Posthaste or postscript at the Post Office?

It’s tough to see national institutions stumble on their way to the future or lose their place in history.

Canadian railways were once seen as a proud symbol of nationhood, ribbons of steel connecting people from coast-to-coast. Today, Canadian railways are often depicted as tools of 19th century colonial exploitation.

Say what you will about the CBC – pretty well everyone does – but it can only make a tenuous claim to be a champion of all things Canadian while rival broadcasters draw bigger audiences for many national and regional newscasts.

Today, Canada Post is in trouble, or rather, its troubles are surfacing since workers were locked out on Nov. 14.

The post office, to put it bluntly, is having an identity crisis. (As catch phrases go, “Snail Mail” doesn’t rank up there with “Just Do It.”)

Once a near monopoly, Canada Post now delivers one-third as much mail as it did two decades ago, according to the C.D. Howe Institute.

Christmas cards, once wildly popular, now arrive at the front door less frequently than couriered cardboard boxes containing something – or other.

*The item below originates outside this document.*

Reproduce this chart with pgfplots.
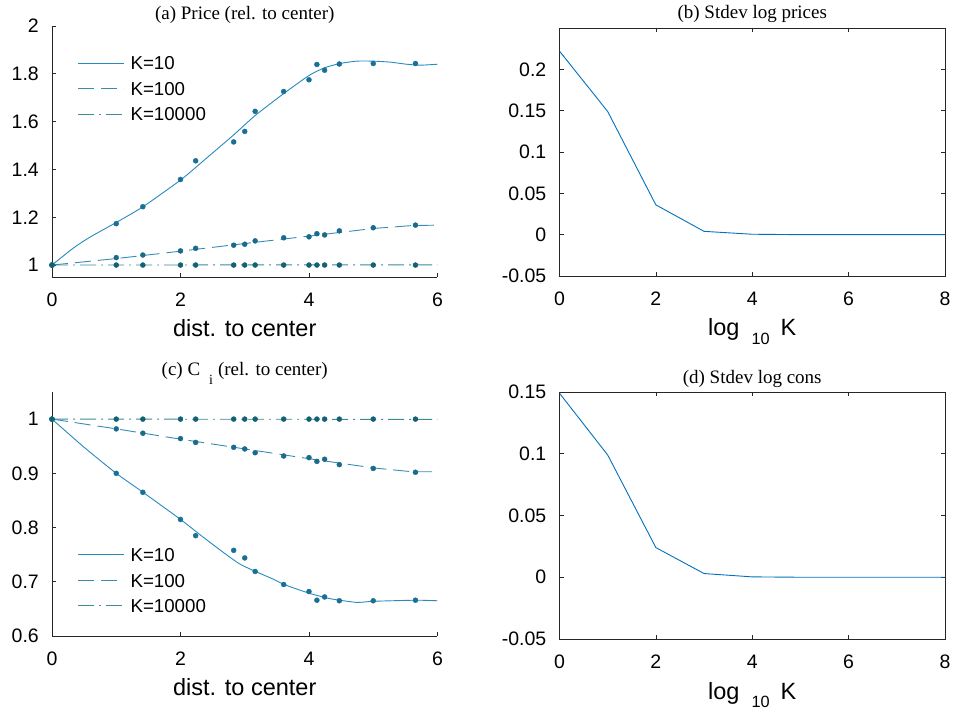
\documentclass[border=0pt]{standalone}
\usepackage{pgfplots}
\pgfplotsset{compat=1.18}
\usepackage{fontspec}
\setmainfont{Liberation Serif}
\newfontfamily\arial{Liberation Sans}

\definecolor{lineA}{rgb}{0.16,0.54,0.74}
\definecolor{lineB}{rgb}{0.22,0.55,0.70}
\definecolor{lineC}{rgb}{0.24,0.54,0.60}
\definecolor{dotA}{rgb}{0.10,0.44,0.59}
\definecolor{dotB}{rgb}{0.10,0.42,0.55}
\definecolor{dotC}{rgb}{0.08,0.38,0.45}
\definecolor{mblue}{rgb}{0,0.447,0.741}
\definecolor{axc}{rgb}{0.15,0.15,0.15}

\pgfplotsset{
 myax/.style={
  scale only axis, width=385.5pt,
  anchor=south west,
  tick align=inside, major tick length=4pt,
  axis line style={draw=axc, line width=0.7pt, -},
  every tick/.style={axc, line width=0.7pt},
  tick label style={font=\arial\fontsize{19.5}{20}\selectfont},
  scaled ticks=false,
  xticklabel style={anchor=base, yshift=-29.5pt, inner sep=0pt},
  yticklabel style={anchor=east, xshift=-13pt, inner sep=0pt},
  title style={font=\fontsize{19}{20}\selectfont, at={(axis description cs:0.5,1)}, anchor=base},
  xlabel style={font=\arial\fontsize{23.5}{24}\selectfont, at={(axis description cs:0.5,0)}, anchor=base, yshift=-60pt},
  legend style={draw=none, fill=none, font=\arial\fontsize{18.7}{19}\selectfont, anchor=north west, inner sep=0pt, row sep=12pt, column sep=6pt, nodes={inner sep=0pt, text height=13.5pt, text depth=0pt}},
  legend cell align=left,
  legend image code/.code={\draw[#1] (0pt,0pt) -- (46pt,0pt);},
 },
 boxoff/.style={axis lines*=left, xtick pos=bottom, ytick pos=left},
 lA/.style={color=lineA, line width=0.9pt, smooth, tension=0.35},
 lB/.style={color=lineB, line width=0.9pt, dash pattern=on 16pt off 7pt},
 lC/.style={color=lineC, line width=0.9pt, dash pattern=on 16pt off 5pt on 2pt off 5pt},
 dA/.style={only marks, mark=*, mark size=2.5pt, color=dotA, forget plot},
 dB/.style={only marks, mark=*, mark size=2.5pt, color=dotB, forget plot},
 dC/.style={only marks, mark=*, mark size=2.5pt, color=dotC, forget plot},
}

\begin{document}
\begin{tikzpicture}
\path[use as bounding box] (0pt,0pt) rectangle (953pt,717pt);

% (a)
\begin{axis}[myax, boxoff, at={(52pt,440pt)}, height=251pt,
  xmin=0, xmax=6, ymin=0.95, ymax=2,
  xtick={0,2,4,6}, xticklabels={0,2,4,6},
  ytick={1,1.2,1.4,1.6,1.8,2}, yticklabels={1,1.2,1.4,1.6,1.8,2},
  title={(a) Price (rel. to center)}, title style={yshift=0pt},
  xlabel={dist. to center},
  legend style={at={(axis description cs:0.066,0.88)}}]
\addplot[lA] coordinates {(0,1) (0.327,1.07) (0.586,1.116) (1.0,1.178) (1.417,1.244) (2.008,1.357) (2.4,1.446) (2.83,1.545) (3.16,1.625) (3.61,1.718) (4.0,1.793) (4.24,1.825) (4.48,1.843) (4.74,1.853) (5.0,1.853) (5.26,1.849) (5.52,1.84) (5.73,1.836) (6.0,1.84)};
\addlegendentry{K=10}
\addplot[lB] coordinates {(0,1) (1,1.027) (2,1.058) (3,1.09) (4,1.121) (5,1.153) (5.6,1.165) (6,1.167)};
\addlegendentry{K=100}
\addplot[lC] coordinates {(0,1) (6,1.001)};
\addlegendentry{K=10000}
\addplot[dA] coordinates {(0,1) (1,1.173) (1.414,1.244) (2,1.358) (2.236,1.436) (2.828,1.515) (3,1.559) (3.162,1.643) (3.606,1.726) (4,1.775) (4.123,1.839) (4.243,1.815) (4.472,1.841) (5,1.843) (5.657,1.843)};
\addplot[dB] coordinates {(0,1) (1,1.031) (1.414,1.042) (2,1.059) (2.236,1.070) (2.828,1.083) (3,1.087) (3.162,1.101) (3.606,1.114) (4,1.118) (4.123,1.131) (4.243,1.126) (4.472,1.143) (5,1.156) (5.657,1.167)};
\addplot[dC] coordinates {(0,1) (1,1) (1.414,1) (2,1) (2.236,1) (2.828,1) (3,1) (3.162,1) (3.606,1) (4,1) (4.123,1) (4.243,1) (4.472,1) (5,1) (5.657,1)};
\end{axis}

% (b)
\begin{axis}[myax, at={(559.5pt,441pt)}, height=248pt,
  xmin=0, xmax=8, ymin=-0.05, ymax=0.25,
  xtick={0,2,4,6,8}, xticklabels={0,2,4,6,8},
  ytick={-0.05,0,0.05,0.1,0.15,0.2}, yticklabels={-0.05,0,0.05,0.1,0.15,0.2},
  title={(b) Stdev log prices}, title style={yshift=3.5pt},
  xlabel={log\hspace{12pt}\raisebox{-9pt}{\fontsize{16.3}{17}\selectfont 10}\hspace{11pt}K}]
\addplot[color=mblue, line width=0.9pt] coordinates {(0,0.222) (1,0.149) (2,0.036) (3,0.004) (4,0.0005) (5,0) (6,0) (7,0) (8,0)};
\end{axis}

% (c)
\begin{axis}[myax, boxoff, at={(52pt,81pt)}, height=244pt,
  xmin=0, xmax=6, ymin=0.6, ymax=1.05,
  xtick={0,2,4,6}, xticklabels={0,2,4,6},
  ytick={0.6,0.7,0.8,0.9,1}, yticklabels={0.6,0.7,0.8,0.9,1},
  title={(c) C\hspace{9pt}\raisebox{-9pt}{\fontsize{14}{14}\selectfont i}\hspace{5pt}(rel. to center)}, title style={yshift=10pt},
  xlabel={dist. to center},
  legend style={at={(axis description cs:0.066,0.361)}}]
\addplot[lA] coordinates {(0,1) (0.5,0.948) (1.0,0.9) (1.417,0.865) (2.0,0.815) (2.4,0.778) (2.92,0.733) (3.44,0.705) (3.61,0.695) (4.0,0.679) (4.32,0.669) (4.74,0.662) (5.0,0.664) (5.66,0.666) (6.0,0.665)};
\addlegendentry{K=10}
\addplot[lB] coordinates {(0,1) (1,0.982) (2,0.963) (3,0.945) (4,0.927) (5,0.91) (5.6,0.903) (6,0.903)};
\addlegendentry{K=100}
\addplot[lC] coordinates {(0,1) (6,0.9995)};
\addlegendentry{K=10000}
\addplot[dA] coordinates {(0,1) (1,0.900) (1.414,0.865) (2,0.815) (2.236,0.785) (2.828,0.758) (3,0.744) (3.162,0.719) (3.606,0.695) (4,0.682) (4.123,0.666) (4.243,0.672) (4.472,0.665) (5,0.665) (5.657,0.666)};
\addplot[dB] coordinates {(0,1) (1,0.982) (1.414,0.974) (2,0.964) (2.236,0.957) (2.828,0.948) (3,0.945) (3.162,0.938) (3.606,0.932) (4,0.929) (4.123,0.922) (4.243,0.926) (4.472,0.916) (5,0.909) (5.657,0.902)};
\addplot[dC] coordinates {(0,1) (1,1) (1.414,1) (2,1) (2.236,1) (2.828,1) (3,1) (3.162,1) (3.606,1) (4,1) (4.123,1) (4.243,1) (4.472,1) (5,1) (5.657,1)};
\end{axis}

% (d)
\begin{axis}[myax, at={(559.5pt,78pt)}, height=247pt,
  xmin=0, xmax=8, ymin=-0.05, ymax=0.15,
  xtick={0,2,4,6,8}, xticklabels={0,2,4,6,8},
  ytick={-0.05,0,0.05,0.1,0.15}, yticklabels={-0.05,0,0.05,0.1,0.15},
  title={(d) Stdev log cons}, title style={yshift=2pt},
  xlabel={log\hspace{12pt}\raisebox{-9pt}{\fontsize{16.3}{17}\selectfont 10}\hspace{11pt}K}]
\addplot[color=mblue, line width=0.9pt] coordinates {(0,0.149) (1,0.099) (2,0.024) (3,0.003) (4,0.0003) (5,0) (6,0) (7,0) (8,0)};
\end{axis}
\end{tikzpicture}
\end{document}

Canada Post, a federal crown corporation which owns the courier company Purolator, is also piling on debt. It lost $748 million in 2023, up from $548 million the previous year.

This financial track record has prompted some critics to write a ‘Rest-in-Peace’ postscript for the venerable service: ‘We loved you, once.’

CrowsNest believes there’s a better way, though.

Canada Post can take three steps to capitalize on its strengths as it moves posthaste to redefine and rebrand itself.

One: It should leverage its virtual monopoly in its traditional business, the delivery of letters, greeting cards, and magazines.

It might actually show a profit in this sector if it delivers mail twice a week to community mailboxes only, rather than five-days a week to both community boxes and individual homes.

Two: Purolator should up its games in the highly competitive business of parcel delivery. This will mean adding weekend deliveries to customers across Canada. If you’re competing with Amazon Prime, act more like Amazon Prime.

Three: Make a virtue of the vital services provided to clients who most need Canada Post, rural and northern communities for whom the “post office” is a lifeline.

Canada Post, and its sole owner the government of Canada, should bluntly concede that needed supplies cannot be delivered profitably to remote communities at affordable prices.

Rather that let losses pile up at the federal Crown corporation, and eventually assume the amassed debt as a matter of necessity, the government of Canada should subsize essential services that Canada Post alone provides.

And trumpet those essential services, in the name of fairness, as an act of nation building.